Table 4. Examples of refined labels obtained from our approach.

Due to our limited unified specific HS labels, the model also struggles with instances containing neither sexist or racist HS (example #7), or those containing multiple simultaneous HS topics (#9): in both cases, a potential solution could be to add training datasets which are annotated for more varied and/or multiple targets per instance, such as [8] for example. Despite those issues, the model was still successful at producing a number of coherent refined labels (examples #1–2), or even “corrected” negative labels for some instances (examples #3–4).

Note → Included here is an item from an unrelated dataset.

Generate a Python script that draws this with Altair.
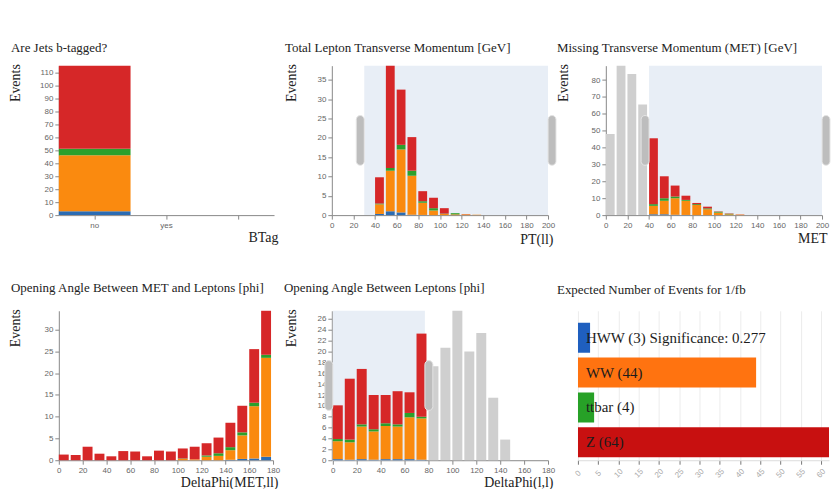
import altair as alt
import pandas as pd

SERIF = "Liberation Serif"
SANS = "Liberation Sans"

samples = ["HWW", "WW", "ttbar", "Z"]
hist_colors = ["#2b6cb3", "#fa8a0f", "#2ca02c", "#d62728"]
bar_colors = ["#1f5fbf", "#ff7310", "#27a127", "#c81010"]
GREY = "#cfcfcf"
BRUSH = "#e8eef6"

# ---------------- Panel 1: b-tag ----------------
btag_cats = ["no", "yes", " "]
btag_hww = [3, 0, 0]
btag_ww = [43, 0, 0]
btag_tt = [5, 0, 0]
btag_z = [64, 0, 0]
btag_yticks = [0, 10, 20, 30, 40, 50, 60, 70, 80, 90, 100, 110]

# ---------------- Panel 2: PT(ll) ----------------
pt_bins = [40, 50, 60, 70, 80, 90, 100, 110, 120, 130]
pt_hww = [0.3, 1.0, 0.7, 0.1, 0.05, 0, 0, 0, 0, 0]
pt_ww = [2.5, 10.5, 16.3, 10.1, 3.15, 1.2, 0.3, 0.2, 0.2, 0.1]
pt_tt = [0.2, 0.7, 1.2, 1.3, 0.4, 0.6, 0.1, 0.3, 0, 0]
pt_z = [6.8, 26.5, 14.3, 8.7, 2.6, 2.7, 1.4, 0.0, 0.05, 0]
pt_brush = [30, 200]
pt_yticks = [0, 5, 10, 15, 20, 25, 30, 35]

# ---------------- Panel 3: MET ----------------
met_grey_bins = [0, 10, 20, 30]
met_grey = [48, 88.5, 83.5, 65.5]
met_bins = [40, 50, 60, 70, 80, 90, 100, 110, 120]
met_hww = [0.5, 0.5, 0.2, 0.1, 0, 0, 0, 0, 0]
met_ww = [5.0, 8.0, 9.8, 8.4, 6.0, 3.5, 1.5, 0.5, 0.3]
met_tt = [1.0, 1.5, 1.0, 0.5, 0.5, 0.5, 0.5, 0.3, 0]
met_z = [39.0, 13.0, 6.5, 2.5, 0.7, 1.0, 0.2, 0.2, 0.1]
met_brush = [40, 200]
met_yticks = [0, 10, 20, 30, 40, 50, 60, 70, 80]

# ---------------- Panel 4: DeltaPhi(MET,ll) ----------------
dpm_bins = [0, 10, 20, 30, 40, 50, 60, 70, 80, 90, 100, 110, 120, 130, 140, 150, 160, 170]
dpm_hww = [0, 0, 0, 0, 0, 0, 0, 0, 0, 0, 0, 0, 0, 0, 0.1, 0.3, 0.4, 0.8]
dpm_ww = [0, 0, 0, 0, 0, 0, 0, 0, 0, 0, 0.3, 0.2, 0.8, 1.0, 2.2, 5.4, 12.0, 22.7]
dpm_tt = [0, 0, 0, 0, 0, 0, 0, 0, 0, 0, 0.1, 0, 0.3, 0.6, 0.7, 0.7, 0.8, 0.7]
dpm_z = [1.3, 1.2, 3.1, 1.5, 0.9, 2.1, 2.0, 0.9, 2.2, 2.0, 2.3, 2.9, 2.8, 3.6, 5.6, 6.1, 12.3, 10.1]
dpm_yticks = [0, 5, 10, 15, 20, 25, 30]

# ---------------- Panel 5: DeltaPhi(l,l) ----------------
dpl_bins = [0, 10, 20, 30, 40, 50, 60, 70]
dpl_hww = [0.2, 0.1, 0.2, 0.1, 0.2, 0.2, 0.2, 0.1]
dpl_ww = [3.3, 3.2, 6.0, 5.2, 6.1, 6.0, 7.7, 7.6]
dpl_tt = [0.4, 0.5, 0.4, 0.4, 0.5, 0.4, 0.8, 0.3]
dpl_z = [6.2, 11.2, 10.2, 6.3, 5.2, 6.1, 3.8, 15.3]
dpl_grey_bins = [80, 90, 100, 110, 120, 130, 140]
dpl_grey = [17.3, 20.7, 27.5, 20.0, 23.4, 11.5, 3.8]
dpl_brush = [0, 77]
dpl_yticks = [0, 2, 4, 6, 8, 10, 12, 14, 16, 18, 20, 22, 24, 26]

# ---------------- Panel 6: expected events ----------------
exp_counts = [3, 44, 4, 64]
exp_labels = ["HWW (3) Significance: 0.277", "WW (44)", "ttbar (4)", "Z (64)"]
exp_ticks = [0, 5, 10, 15, 20, 25, 30, 35, 40, 45, 50, 55, 60]

x_ticks_200 = [0, 20, 40, 60, 80, 100, 120, 140, 160, 180, 200]
x_ticks_180 = [0, 20, 40, 60, 80, 100, 120, 140, 160, 180]

H = 150
ROW1_TITLE_OFF = 9
ROW2_TITLE_OFF = 14


def stack_df(bins, comps, binw=10):
    rows = []
    for i, b in enumerate(bins):
        lo = 0.0
        for s, vals in zip(samples, comps):
            v = vals[i]
            rows.append({"start": b, "end": b + binw, "sample": s, "lo": lo, "hi": lo + v})
            lo += v
    return pd.DataFrame(rows)


def title_params(text, dx, offset):
    return alt.TitleParams(text=text, anchor="start", frame="group", dx=dx, offset=offset,
                           font=SERIF, fontSize=13, fontWeight="normal", color="#222")


def y_axis(ticks, title_x, offset=0):
    kw = dict(values=ticks, title="Events", titleAngle=270, titleAlign="right",
              titleBaseline="alphabetic", titleX=title_x, titleY=-2, labelPadding=2,
              labelOverlap=False)
    if offset:
        kw["offset"] = offset
    return alt.Axis(**kw)


def hist_panel(title, dx, toff, xtitle, xtitle_y, bins, comps, xmax, xticks, yticks, width,
               xrange=None, grey_bins=None, grey_vals=None, brush=None, y_title_x=-38,
               y_offset=0):
    df = stack_df(bins, comps)
    totals = df.groupby("start")["hi"].max().tolist()
    ymax = max(totals + (grey_vals or []))
    r1 = xrange[1] if xrange else width
    xscale_kw = dict(domain=[0, xmax], nice=False, zero=False)
    if xrange:
        xscale_kw["range"] = list(xrange)
    xscale = alt.Scale(**xscale_kw)
    yscale = alt.Scale(domain=[0, ymax], nice=False, zero=True)
    xaxis = alt.Axis(values=xticks, title=xtitle, titleX=r1 + 5, titleY=xtitle_y,
                     titleAlign="right", titleBaseline="alphabetic", labelFlush=False,
                     labelOverlap=False)
    yaxis = y_axis(yticks, y_title_x, y_offset)
    layers = []
    if brush:
        bdf = pd.DataFrame({"b0": [brush[0]], "b1": [brush[1]]})
        layers.append(alt.Chart(bdf).mark_rect(color=BRUSH).encode(
            x=alt.X("b0:Q", scale=xscale, axis=xaxis), x2="b1",
            y=alt.value(0), y2=alt.value(H)))
    if grey_bins:
        gdf = pd.DataFrame({"start": grey_bins, "end": [g + 10 for g in grey_bins], "val": grey_vals})
        layers.append(alt.Chart(gdf).mark_rect(color=GREY, x2Offset=-2).encode(
            x=alt.X("start:Q", scale=xscale, axis=xaxis), x2="end",
            y=alt.Y("val:Q", scale=yscale, axis=yaxis), y2=alt.datum(0)))
    layers.append(alt.Chart(df).mark_rect(x2Offset=-2).encode(
        x=alt.X("start:Q", scale=xscale, axis=xaxis), x2="end",
        y=alt.Y("lo:Q", scale=yscale, axis=yaxis), y2="hi",
        color=alt.Color("sample:N", scale=alt.Scale(domain=samples, range=hist_colors), legend=None)))
    if brush:
        bdf = pd.DataFrame({"b0": [brush[0]], "b1": [brush[1]]})
        hstyle = dict(cornerRadius=4, fill="#bdbdbd", stroke="#e4e4e4", strokeWidth=1)
        layers.append(alt.Chart(bdf).mark_rect(xOffset=-8, x2Offset=0, **hstyle).encode(
            x=alt.X("b0:Q", scale=xscale, axis=xaxis), x2="b0",
            y=alt.value(H / 3), y2=alt.value(2 * H / 3)))
        layers.append(alt.Chart(bdf).mark_rect(xOffset=0, x2Offset=8, **hstyle).encode(
            x=alt.X("b1:Q", scale=xscale, axis=xaxis), x2="b1",
            y=alt.value(H / 3), y2=alt.value(2 * H / 3)))
    return alt.layer(*layers).properties(width=width, height=H, title=title_params(title, dx, toff))


# Panel 1
rows = []
for i, c in enumerate(btag_cats):
    lo = 0.0
    for s, vals in zip(samples, [btag_hww, btag_ww, btag_tt, btag_z]):
        v = vals[i]
        rows.append({"cat": c, "sample": s, "lo": lo, "hi": lo + v})
        lo += v
bt_df = pd.DataFrame(rows)
p1 = alt.Chart(bt_df).mark_rect().encode(
    x=alt.X("cat:N", sort=btag_cats,
            scale=alt.Scale(domain=btag_cats, paddingInner=0, paddingOuter=0),
            axis=alt.Axis(title="BTag", titleX=220, titleY=26, titleAlign="right",
                          titleBaseline="alphabetic", labelAngle=0, labelOverlap=False)),
    y=alt.Y("lo:Q", scale=alt.Scale(domain=[0, 115], nice=False), axis=y_axis(btag_yticks, -39)),
    y2="hi",
    color=alt.Color("sample:N", scale=alt.Scale(domain=samples, range=hist_colors), legend=None),
).properties(width=216, height=H, title=title_params("Are Jets b-tagged?", -48, ROW1_TITLE_OFF))

p2 = hist_panel("Total Lepton Transverse Momentum [GeV]", -47, ROW1_TITLE_OFF, "PT(ll)", 28,
                pt_bins, [pt_hww, pt_ww, pt_tt, pt_z], 200, x_ticks_200, pt_yticks, 217,
                brush=pt_brush, y_title_x=-36)

p3 = hist_panel("Missing Transverse Momentum (MET) [GeV]", -21, ROW1_TITLE_OFF, "MET", 27,
                met_bins, [met_hww, met_ww, met_tt, met_z], 200, x_ticks_200, met_yticks, 245,
                xrange=(28, 245), grey_bins=met_grey_bins, grey_vals=met_grey, brush=met_brush,
                y_title_x=-38, y_offset=-28)

p4 = hist_panel("Opening Angle Between MET and Leptons [phi]", -48, ROW2_TITLE_OFF, "DeltaPhi(MET,ll)", 26,
                dpm_bins, [dpm_hww, dpm_ww, dpm_tt, dpm_z], 180, x_ticks_180, dpm_yticks, 244,
                xrange=(0, 215), y_title_x=-39)

p5 = hist_panel("Opening Angle Between Leptons [phi]", -48, ROW2_TITLE_OFF, "DeltaPhi(l,l)", 26,
                dpl_bins, [dpl_hww, dpl_ww, dpl_tt, dpl_z], 180, x_ticks_180, dpl_yticks, 217,
                xrange=(1, 217), grey_bins=dpl_grey_bins, grey_vals=dpl_grey, brush=dpl_brush,
                y_title_x=-36)

# Panel 6
edf = pd.DataFrame({"process": samples, "count": exp_counts, "label": exp_labels})
ex_x = alt.Scale(domain=[0, 62], nice=False)
ex_y = alt.Scale(domain=samples, paddingInner=0.14, paddingOuter=0.2145, align=0.8)
ex_axis = alt.Axis(values=exp_ticks, title=None, grid=True, gridColor="#ececec",
                   labelAngle=315, labelAlign="center", labelBaseline="middle",
                   labelPadding=9, labelColor="#aaa", domainColor="#ddd",
                   tickColor="#777", labelFlush=False, labelOverlap=False)
bars6 = alt.Chart(edf).mark_bar(clip=True).encode(
    x=alt.X("count:Q", scale=ex_x, axis=ex_axis),
    y=alt.Y("process:N", sort=samples, scale=ex_y, axis=None),
    color=alt.Color("process:N", scale=alt.Scale(domain=samples, range=bar_colors), legend=None),
)
text6 = alt.Chart(edf).mark_text(align="left", baseline="middle", dx=8, font=SERIF,
                                 fontSize=15, color="#1c1c1c").encode(
    x=alt.XDatum(0, scale=ex_x, axis=ex_axis),
    y=alt.Y("process:N", sort=samples, scale=ex_y, axis=None),
    text="label:N",
)
p6 = alt.layer(bars6, text6).properties(
    width=252, height=H, title=title_params("Expected Number of Events for 1/fb", -21, ROW2_TITLE_OFF))

chart = alt.concat(p1, p2, p3, p4, p5, p6, columns=3).properties(
    spacing={"row": 96, "column": 30}, bounds="flush", align="each",
    padding={"left": 1, "top": 33, "right": 0, "bottom": 0},
).resolve_scale(color="independent").configure_view(stroke=None).configure_axis(
    labelFont=SANS, labelFontSize=8, labelColor="#666", tickColor="#888", domainColor="#888",
    tickSize=4, grid=False, labelOverlap=False, titleFont=SERIF, titleFontSize=14,
    titleFontWeight="normal", titleColor="#222",
)

chart.save("out.html", embed_options={"renderer": "svg", "actions": False})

5 Conclusion and Perspectives

In this paper, we show that multilevel and multitask learning for the purpose of topic refinement in HS appears to be a viable way to palliate the relative lack of specific HS annotated data. We experimented with a T5 architecture which presents a number of advantages for future improvements: namely, it is significantly easier to extend after-the-fact, as new tasks and datasets may be further fine-tuned on, without having to modify the model’s architecture to accommodate new labels or levels of annotation. This may enable taking into account other topics of HS, such as homophobia, ableism, etc., which may be present in smaller quantities in generic HS datasets, through the use of Few-Shot learning, for example.